I parked and crossed over the dunes to the beach I walked west, with the Atlantic on my right. Again, not a soul on the beach. Peaceful? Beyond peaceful. The kind of peace you don’t find very often any more.
I thought about the tide as it slowly came in. I thought about the woman I love. I thoughts about the smell of the air, salty and clean. I thought about the stones on the beach, polished and smooth. Slowly, the sun fell. It grew dark. I turned back and drove into Ptown to find my room and a place to eat.

Virtually everything was closed. It was like a ghost town. I walked block after block and didn’t see anyone. It was strange – all these shops and bars and eateries, and no people. Finally I found this place. It looked closed, but there were two torches outside the door and Cuban jazz playing, so I went in.
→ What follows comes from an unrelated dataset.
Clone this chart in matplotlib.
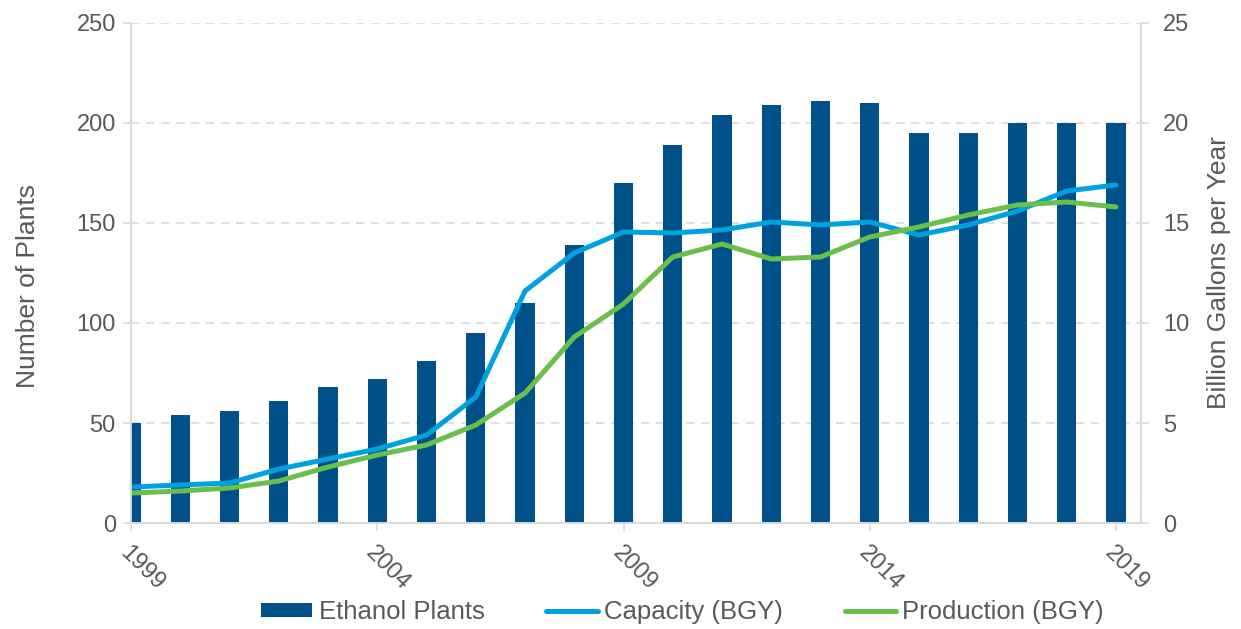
import matplotlib.pyplot as plt
import matplotlib.transforms as mtransforms
import numpy as np

plt.rcParams["font.family"] = ["Liberation Sans", "DejaVu Sans"]

years = np.arange(1999, 2020)
plants = [50, 54, 56, 61, 68, 72, 81, 95, 110, 139, 170, 189, 204, 209, 211, 210,
          195, 195, 200, 200, 200]
capacity = [1.8, 1.9, 2.0, 2.7, 3.2, 3.7, 4.4, 6.3, 11.6, 13.5, 14.55, 14.5, 14.65,
            15.05, 14.9, 15.05, 14.4, 14.9, 15.6, 16.6, 16.9]
production = [1.5, 1.6, 1.75, 2.1, 2.8, 3.4, 3.9, 4.9, 6.5, 9.3, 10.95, 13.3, 13.95,
              13.2, 13.3, 14.3, 14.8, 15.4, 15.9, 16.05, 15.8]
tick_years = [1999, 2004, 2009, 2014, 2019]

bar_color = "#005189"
cap_color = "#00A1E0"
prod_color = "#6ABF4B"
text_color = "#595959"
grid_color = "#D9D9D9"

fig = plt.figure(figsize=(12.41, 6.29), dpi=100)
ax = fig.add_axes([0.1056, 0.1685, 0.8135, 0.795])
ax2 = ax.twinx()

ax.bar(years, plants, width=0.39, color=bar_color, label="Ethanol Plants", zorder=2)
ax2.plot(years, capacity, color=cap_color, lw=3.6, label="Capacity (BGY)",
         solid_capstyle="round")
ax2.plot(years, production, color=prod_color, lw=3.6, label="Production (BGY)",
         solid_capstyle="round")

ax.set_xlim(1999, 2019.5)
ax.set_ylim(0, 250)
ax2.set_ylim(0, 25)
ax.set_yticks(np.arange(0, 251, 50))
ax2.set_yticks(np.arange(0, 26, 5))
ax.set_xticks(tick_years)
ax.set_xticklabels([str(y) for y in tick_years], rotation=-45, ha="left",
                   rotation_mode="anchor")
shift = mtransforms.ScaledTranslation(4 / 72, 0, fig.dpi_scale_trans)
for lab in ax.get_xticklabels():
    lab.set_transform(lab.get_transform() + shift)

ax.yaxis.grid(True, color=grid_color, linestyle=(0, (5, 4)), lw=1.2, zorder=0)
ax.set_axisbelow(True)

for a in (ax, ax2):
    for s in a.spines.values():
        s.set_color(grid_color)
        s.set_linewidth(1.2)
    a.spines["top"].set_visible(False)
    a.tick_params(colors=grid_color, labelcolor=text_color, labelsize=17,
                  length=6, width=1.2)

ax.set_ylabel("Number of Plants", fontsize=19, color=text_color, labelpad=26)
ax.yaxis.label.set_y(0.474)
ax2.set_ylabel("Billion Gallons per Year", fontsize=19, color=text_color, labelpad=13)
ax.tick_params(axis="x", pad=8)
ax.tick_params(axis="y", pad=5)
ax2.tick_params(axis="y", pad=10)

h1, l1 = ax.get_legend_handles_labels()
h2, l2 = ax2.get_legend_handles_labels()
fig.legend(h1 + h2, l1 + l2, loc="center", bbox_to_anchor=(0.55, 0.027), ncol=3,
           frameon=False, fontsize=18.5, labelcolor=text_color, handlelength=2.0,
           handleheight=0.5, handletextpad=0.25, columnspacing=2.4)

fig.savefig("out.png", dpi=100)
plt.close(fig)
The food was good. The people were friendly. There was a camaraderie, sort of a “Everyone else has left but us. We are the survivors.” feel to the place. Just by being there, when almost no one else was, made me somehow one of them. They drew me into conversation. I heard life stories, heartbreaks, losses, struggle. I heard about trips taken and families lost. I heard about betrayal and love and… life.
One by one, people left. I will have to leave too. The place closes at 10 and right now it’s me and the waiters and the bartender. I can hear the chef cleaning up in the kitchen. I will pack up my ipad and walk home on the empty streets.
I have no real idea what I came here for. To rest? To heal? To ponder? To write? I m nor sure. But I am here, and it feels good. It is a lonely place and I am alone.
But not lonely.
Be well. Travel wisely.
Tom
Tom, it sounds heavenly!
My monkey brain is running away
to the North Carolina mountains in
April and I can’t wait! The peace
and beauty always does me good.
Enjoy!
Syl
Thanks for sharing. I lost a good friend about a year and a half ago and she was from Chatham. We worked together for many years here in Western NY, but she always went back to Chatham to visit her parents and walk the beach. In fact, her ashes were scattered in the ocean there not too long ago. She always said it was a spirit renewing place for her. It sounds like it may have been for you too.
I think it is that kind of place. I’ve heard others say as much, but now I am experiencing it myself and it’s definitely a spiritual spot. At least this time of year without the summer tourists. I will send a prayer of thanksgiving for your good friend as I walk the beaches more tomorrow.
Be well.
Thanks, Tom. I appreciate that….and tell Wendy (my friend who passed) hi for me!
I’ve never been alone in P-Town;My wife and I used to drive down so she could take photos and get decent seafood.I am a little jealous that you got there on your own. ..and I’ve been told “don’t try it in July”
When I look at all the hotels and restaurants that are closed for the winter, I can totally believe that July would be my idea of hell.
A change in the scenary is really good to the soul and mind 🙂 Enjoy your time there, Tom 🙂
I have been going to the outer Cape (Orleans to PTown) for over 40 years. It is a place that calls me back over and over again. I think of it as my second home. I never tire of it. Your description of sitting by the sea and just being present is the reason why. There is a wildness and a peace there that is incomparable in my experience. Even in the summer, though the traffic and the crowds are something to contend with, you can walk a ways down any beach or into a nature preserve and still find solitude. I’m so glad you made it there, Tom! I also want to say that I don’t comment often, but I do love reading your work and seeing your photos every day. It is another kind of peaceful still point in my day.
Sometimes lonely is just what you need.